Monday, February 14, 2011

Exadata Series - The beginning

As with any story there is always a beginning, and so it is with this Exadata project. I would say it all started around Q1 2010, when... well, lets just say we decided to look at what our next generation platform would be for our enterprise databases.


The Current Platform

Our existing platform is IBM Power5 with micro-partitions. These servers are very reliable, hold tons of memory, and provide lots of processing power. Although the performance of the Power5 has been eclipsed by Intel's Nehalem and even further by IBM's Power7 (the current generation Power), they are even now more than capable of supporting any workload. Without disclosing any major details which may get me into trouble with my current employer, lets just say there were a few such machines, well populated for CPU, and RAM and various I/O and HBA cards. Capacity on Demand (CoD) also being utilized when required. That is one of the main benefits of the Power platform IMHO, being able to pay as you grow as well as pay as you need/use.

These machines hosted multiple databases (a few sharing the same partition), for all the various environments (i.e. development up to production). Our storage platform was mid-tier (like CLARiion CX3/CX4) of which ~80TB was for the 20+ production Oracle databases to be migrated to Exadata. Of course the storage platform was general purpose so there were PB being used for various purposes (including other Oracle databases).

Database workload was no different from others being a mixture of OLTP, warehousing (reporting), and analytics (the usual 60/40, or 70/30).
The database sizes ranged from ~100GB up to 11+TB, with the main distribution in the mid GB range. The larger ones being the most business critical (aren't they always?).

Step 1: Lets test out RAC first

Being as we had a fair number of databases, and the direction was to consolidate, our thinking was to leverage Real Application Clusters (RAC) with Services to provide some separation between workloads and/or applications, provide scalability, and improve availability. So we decided to first test out RAC using 11.2.0.1 on commodity and see how our workload functions in such an environment as a first step. My understanding was that previous tests with 10.1 RAC did not go so well as our applications were not RAC-friendly.
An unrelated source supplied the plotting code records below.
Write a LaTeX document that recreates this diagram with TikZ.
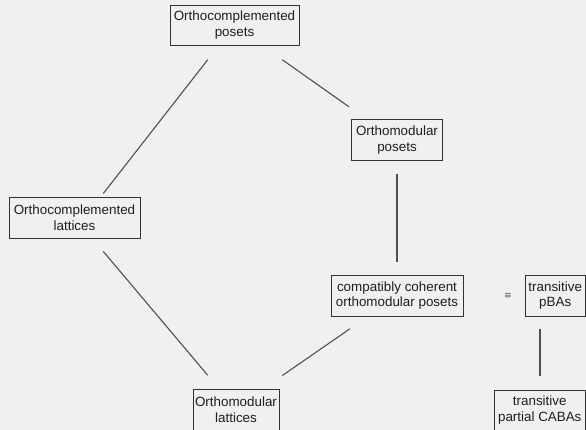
\documentclass[tikz,border=0pt]{standalone}
\usepackage{fontspec}
\setmainfont{Liberation Sans}
\newfontfamily\symfont{DejaVu Sans}
\usetikzlibrary{calc}
\definecolor{bg}{HTML}{F0F0F0}
\definecolor{boxline}{HTML}{333333}
\definecolor{edgecol}{HTML}{505050}
\definecolor{textcol}{HTML}{1E1E1E}
\begin{document}
\begin{tikzpicture}[x=1pt,y=-1pt,
  box/.style={draw=boxline, line width=0.9pt, inner sep=0pt, align=center,
    text=textcol, font=\fontsize{13.4}{15.5}\selectfont},
  edge/.style={draw=edgecol, line width=1.1pt}]
  % canvas
  \useasboundingbox (0,0) rectangle (586,430);
  \fill[bg] (0,0) rectangle (586,430);
  \clip (0,0) rectangle (586,430);

  % lattice of structures
  \node[box, minimum width=129pt, minimum height=40.5pt] (ocp) at (234.5,25.25) {Orthocomplemented\\posets};
  \node[box, minimum width=91pt, minimum height=41.4pt] (omp) at (397,140) {Orthomodular\\posets};
  \node[box, minimum width=131pt, minimum height=40.5pt] (ocl) at (74.5,217.75) {Orthocomplemented\\lattices};
  \node[box, minimum width=132pt, minimum height=41pt] (cco) at (397,295.5) {compatibly coherent\\orthomodular posets};
  \node[box, minimum width=86pt, minimum height=41pt] (oml) at (236,409.5) {Orthomodular\\lattices};
  \node[box, minimum width=60.5pt, minimum height=41pt] (tpba) at (555.25,295.5) {transitive\\pBAs};
  \node[box, minimum width=91.5pt, minimum height=40pt] (tcaba) at (539.75,410) {transitive\\partial CABAs};
  \node[text=edgecol, inner sep=0pt, font=\symfont\fontsize{9}{9}\selectfont] (iso) at (508,295.5) {≅};

  % connectors
  \draw[edge] ($(ocp.south)+(-26.8,13.8)$) -- ($(ocl.north)+(28.8,-3.5)$);
  \draw[edge] ($(ocp.south)+(47.8,13.8)$) -- ($(omp.north west)+(-2,-12)$);
  \draw[edge] ($(ocl.south)+(28.8,13)$) -- ($(oml.north)+(-28.3,-13.3)$);
  \draw[edge] ($(omp.south)+(0,12.6)$) -- ($(cco.north)+(0,-12.7)$);
  \draw[edge] ($(cco.south)+(-47,12.3)$) -- ($(oml.north)+(46.3,-13)$);
  \draw[edge] ($(tpba.south)+(-15.25,12.3)$) -- ($(tcaba.north)+(0.25,-14)$);
\end{tikzpicture}
\end{document}
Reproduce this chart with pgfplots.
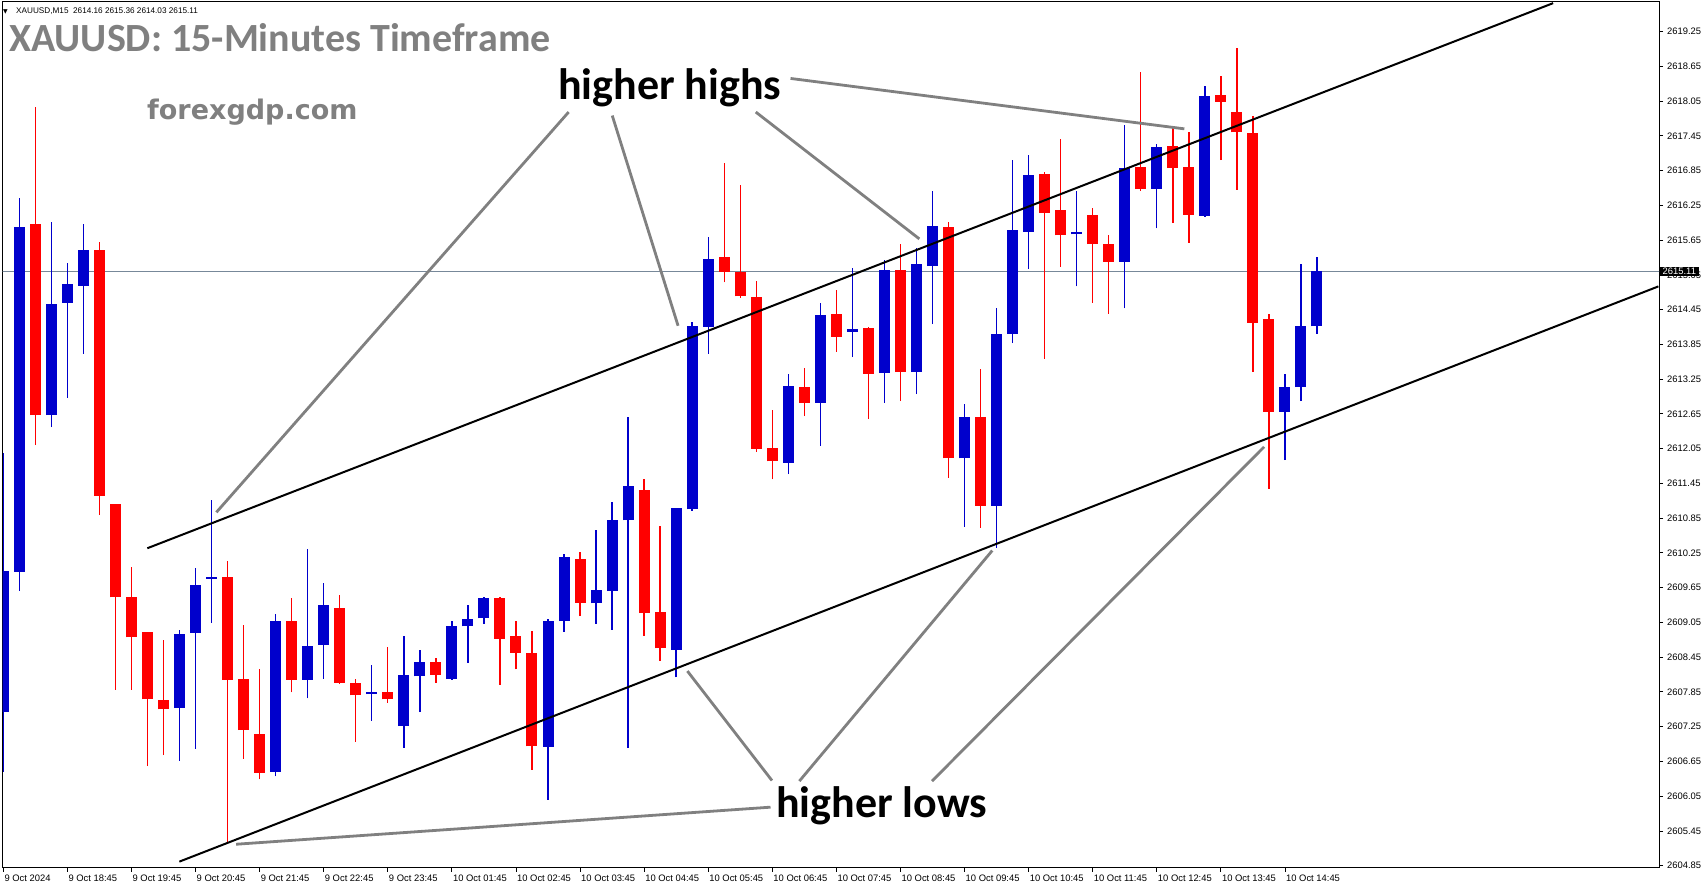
\documentclass[border=0pt]{standalone}
\usepackage{pgfplots}
\pgfplotsset{compat=1.18}
\usepackage{pgfplotstable}
\usepackage{fontspec}
\setmainfont{Liberation Sans}
\newfontfamily\calfont{Carlito}
\newfontfamily\dvfont{DejaVu Sans}
\definecolor{cblue}{RGB}{0,0,204}
\definecolor{cred}{RGB}{255,0,0}
\definecolor{cgray}{RGB}{128,128,128}
\definecolor{pline}{RGB}{119,136,153}

% bullish (blue) candles: index, open, high, low, close
\pgfplotstableread{
i o h l c
0 2607.51 2611.98 2606.47 2609.94
1 2609.92 2616.38 2609.60 2615.88
3 2612.63 2615.97 2612.42 2614.54
4 2614.57 2615.26 2612.93 2614.90
5 2614.86 2615.92 2613.69 2615.48
11 2607.57 2608.92 2606.66 2608.85
12 2608.87 2609.99 2606.87 2609.69
13 2609.80 2611.17 2609.04 2609.84
17 2606.47 2609.19 2606.39 2609.08
19 2608.06 2610.31 2607.74 2608.64
20 2608.66 2609.73 2608.08 2609.35
23 2607.81 2608.32 2607.35 2607.85
25 2607.26 2608.81 2606.89 2608.14
26 2608.12 2608.57 2607.50 2608.37
28 2608.07 2609.08 2608.06 2608.98
29 2608.98 2609.35 2608.35 2609.11
30 2609.12 2609.48 2609.03 2609.47
34 2606.90 2609.10 2605.99 2609.08
35 2609.07 2610.23 2608.89 2610.18
37 2609.38 2610.65 2609.03 2609.61
38 2609.59 2611.12 2608.92 2610.81
39 2610.81 2612.59 2606.89 2611.41
42 2608.58 2611.03 2608.10 2611.02
43 2611.00 2614.24 2610.98 2614.17
44 2614.15 2615.70 2613.69 2615.33
49 2611.81 2613.33 2611.61 2613.13
51 2612.84 2614.57 2612.10 2614.35
53 2614.07 2615.16 2613.63 2614.12
55 2613.36 2615.31 2612.84 2615.13
57 2613.37 2615.52 2612.99 2615.23
58 2615.20 2616.50 2614.20 2615.89
60 2611.88 2612.82 2610.70 2612.60
62 2611.06 2614.47 2610.34 2614.03
63 2614.03 2617.04 2613.87 2615.83
64 2615.79 2617.12 2615.15 2616.78
67 2615.75 2616.50 2614.85 2615.79
70 2615.28 2617.64 2614.47 2616.90
72 2616.54 2617.31 2615.85 2617.26
75 2616.07 2618.31 2616.05 2618.13
80 2612.69 2613.33 2611.85 2613.11
81 2613.11 2615.23 2612.87 2614.16
82 2614.16 2615.36 2614.03 2615.11
}\bull

% bearish (red) candles: index, open, high, low, close
\pgfplotstableread{
i o h l c
2 2615.93 2617.94 2612.11 2612.63
6 2615.48 2615.61 2610.90 2611.24
7 2611.09 2611.10 2607.89 2609.48
8 2609.48 2610.00 2607.89 2608.79
9 2608.88 2608.89 2606.57 2607.72
10 2607.71 2608.75 2606.76 2607.55
14 2609.84 2610.11 2605.23 2608.06
15 2608.07 2609.01 2606.70 2607.19
16 2607.12 2608.25 2606.34 2606.45
18 2609.08 2609.47 2607.84 2608.06
21 2609.30 2609.52 2607.99 2608.01
22 2608.01 2608.08 2606.99 2607.79
24 2607.85 2608.62 2607.66 2607.72
27 2608.37 2608.43 2608.01 2608.15
31 2609.47 2609.48 2607.97 2608.77
32 2608.81 2609.08 2608.24 2608.53
33 2608.53 2608.91 2606.51 2606.91
36 2610.14 2610.26 2609.16 2609.39
40 2611.33 2611.52 2608.82 2609.21
41 2609.23 2610.71 2608.39 2608.60
45 2615.35 2616.98 2614.92 2615.10
46 2615.10 2616.60 2614.65 2614.68
47 2614.67 2614.95 2612.00 2612.05
48 2612.06 2612.72 2611.52 2611.83
50 2613.12 2613.45 2612.61 2612.84
52 2614.38 2614.78 2613.72 2613.98
54 2614.14 2614.15 2612.56 2613.34
56 2615.13 2615.59 2612.87 2613.37
59 2615.88 2615.97 2611.55 2611.88
61 2612.60 2613.43 2610.68 2611.06
65 2616.79 2616.83 2613.60 2616.12
66 2616.17 2617.40 2615.19 2615.73
68 2616.08 2616.21 2614.57 2615.58
69 2615.58 2615.73 2614.38 2615.28
71 2616.92 2618.56 2616.50 2616.53
73 2617.27 2617.58 2615.95 2616.89
74 2616.91 2617.52 2615.60 2616.09
76 2618.16 2618.48 2617.03 2618.04
77 2617.86 2618.96 2616.52 2617.51
78 2617.49 2617.80 2613.38 2614.22
79 2614.28 2614.38 2611.36 2612.69
}\bear

\begin{document}
\begin{tikzpicture}[x=1pt,y=1pt]
\useasboundingbox (0pt,0pt) rectangle (1705pt,888pt);
\begin{axis}[
  at={(2.5pt,20pt)}, anchor=south west,
  scale only axis, width=1656.5pt, height=866pt,
  xmin=-0.05, xmax=103.35, ymin=2604.81, ymax=2619.76,
  clip mode=individual,
  axis line style={line width=1pt, black},
  xtick={0,4,...,80},
  xticklabels={9 Oct 2024, 9 Oct 18:45, 9 Oct 19:45, 9 Oct 20:45, 9 Oct 21:45, 9 Oct 22:45, 9 Oct 23:45, 10 Oct 01:45, 10 Oct 02:45, 10 Oct 03:45, 10 Oct 04:45, 10 Oct 05:45, 10 Oct 06:45, 10 Oct 07:45, 10 Oct 08:45, 10 Oct 09:45, 10 Oct 10:45, 10 Oct 11:45, 10 Oct 12:45, 10 Oct 13:45, 10 Oct 14:45},
  ytick={2604.85,2605.45,2606.05,2606.65,2607.25,2607.85,2608.45,2609.05,2609.65,2610.25,2610.85,2611.45,2612.05,2612.65,2613.25,2613.85,2614.45,2615.05,2615.65,2616.25,2616.85,2617.45,2618.05,2618.65,2619.25},
  yticklabels={2604.85,2605.45,2606.05,2606.65,2607.25,2607.85,2608.45,2609.05,2609.65,2610.25,2610.85,2611.45,2612.05,2612.65,2613.25,2613.85,2614.45,2615.05,2615.65,2616.25,2616.85,2617.45,2618.05,2618.65,2619.25},
  xtick pos=bottom, ytick pos=right, yticklabel pos=right,
  tick align=outside, major tick length=4pt,
  tick style={black, line width=0.8pt},
  xticklabel style={anchor=north west, inner sep=0pt, xshift=1pt, yshift=-3pt, font=\fontsize{9.4}{10}\selectfont},
  yticklabel style={anchor=west, inner sep=0pt, xshift=4pt, font=\fontsize{9.4}{11}\selectfont},
]
% bid line
\addplot[pline, line width=1pt, forget plot] coordinates {(-1,2615.11) (104,2615.11)};
% wicks
\addplot[draw=none, mark=none, forget plot, error bars/.cd, y dir=plus, y explicit, error mark=none,
  error bar style={draw=cblue, line width=1.4pt}]
  table[x=i, y=l, y error plus expr={\thisrow{h}-\thisrow{l}}] {\bull};
\addplot[draw=none, mark=none, forget plot, error bars/.cd, y dir=plus, y explicit, error mark=none,
  error bar style={draw=cred, line width=1.4pt}]
  table[x=i, y=l, y error plus expr={\thisrow{h}-\thisrow{l}}] {\bear};
% bodies
\addplot[draw=none, mark=none, forget plot, error bars/.cd, y dir=plus, y explicit, error mark=none,
  error bar style={draw=cblue, line width=11pt}]
  table[x=i, y=o, y error plus expr={\thisrow{c}-\thisrow{o}}] {\bull};
\addplot[draw=none, mark=none, forget plot, error bars/.cd, y dir=plus, y explicit, error mark=none,
  error bar style={draw=cred, line width=11pt}]
  table[x=i, y=c, y error plus expr={\thisrow{o}-\thisrow{c}}] {\bear};
% channel lines
\addplot[black, line width=2pt] coordinates {(8.99,2610.33) (96.74,2619.74)};
\addplot[black, line width=2pt] coordinates {(10.99,2604.92) (103.31,2614.85)};
% annotation pointers
\addplot[cgray, line width=2.8pt] coordinates {(35.29,2617.86) (13.30,2610.95)};
\addplot[cgray, line width=2.8pt] coordinates {(38.01,2617.80) (42.12,2614.17)};
\addplot[cgray, line width=2.8pt] coordinates {(46.97,2617.86) (57.18,2615.67)};
\addplot[cgray, line width=2.8pt] coordinates {(49.14,2618.44) (73.72,2617.57)};
\addplot[cgray, line width=2.8pt] coordinates {(47.89,2605.86) (14.53,2605.22)};
\addplot[cgray, line width=2.8pt] coordinates {(47.98,2606.32) (42.70,2608.21)};
\addplot[cgray, line width=2.8pt] coordinates {(49.69,2606.31) (61.73,2610.29)};
\addplot[cgray, line width=2.8pt] coordinates {(57.97,2606.31) (78.70,2612.08)};
\coordinate (pl) at (axis cs:103.35,2615.11);
\end{axis}
\node[anchor=west, fill=black, text=white, inner xsep=2.5pt, inner ysep=1.5pt, font=\fontsize{9.4}{11}\selectfont] at ([xshift=1pt]pl) {2615.11};
% texts
\node[anchor=west, inner sep=0pt, font=\dvfont\fontsize{6}{7}\selectfont] at (3pt,876pt) {▼};
\node[anchor=base west, inner sep=0pt, font=\fontsize{8.2}{10}\selectfont] at (16pt,874.5pt) {XAUUSD,M15\ \ 2614.16 2615.36 2614.03 2615.11};
\node[anchor=base west, inner sep=0pt, text=cgray, font=\calfont\bfseries\fontsize{40}{44}\selectfont] at (9pt,836pt) {XAUUSD: 15-Minutes Timeframe};
\node[anchor=base west, inner sep=0pt, text=cgray, font=\dvfont\bfseries\fontsize{27}{30}\selectfont] at (147pt,768.5pt) {forexgdp.com};
\node[anchor=base west, inner sep=0pt, font=\calfont\bfseries\fontsize{44}{48}\selectfont] at (558pt,788pt) {higher highs};
\node[anchor=base west, inner sep=0pt, font=\calfont\bfseries\fontsize{44}{48}\selectfont] at (776pt,70.3pt) {higher lows};
\end{tikzpicture}
\end{document}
At the time we were finishing up testing on platform 'U'
(a relatively new blade server platform) for some other virtualization stuff, so we decided to extend that hardware loan and re-use it for our RAC testing. The virtualization tests went well and we had already decided to use it going forward so it was advantageous to minimize platforms (save costs and all that) should we decide to go with a commodity solution. The RAC tests went well, especially the actual platform 'U' testing. There are real advantages to stateless computing, i.e. using server profiles with a SAN-booted OS image and being able to move from one blade server to another with minimal downtime.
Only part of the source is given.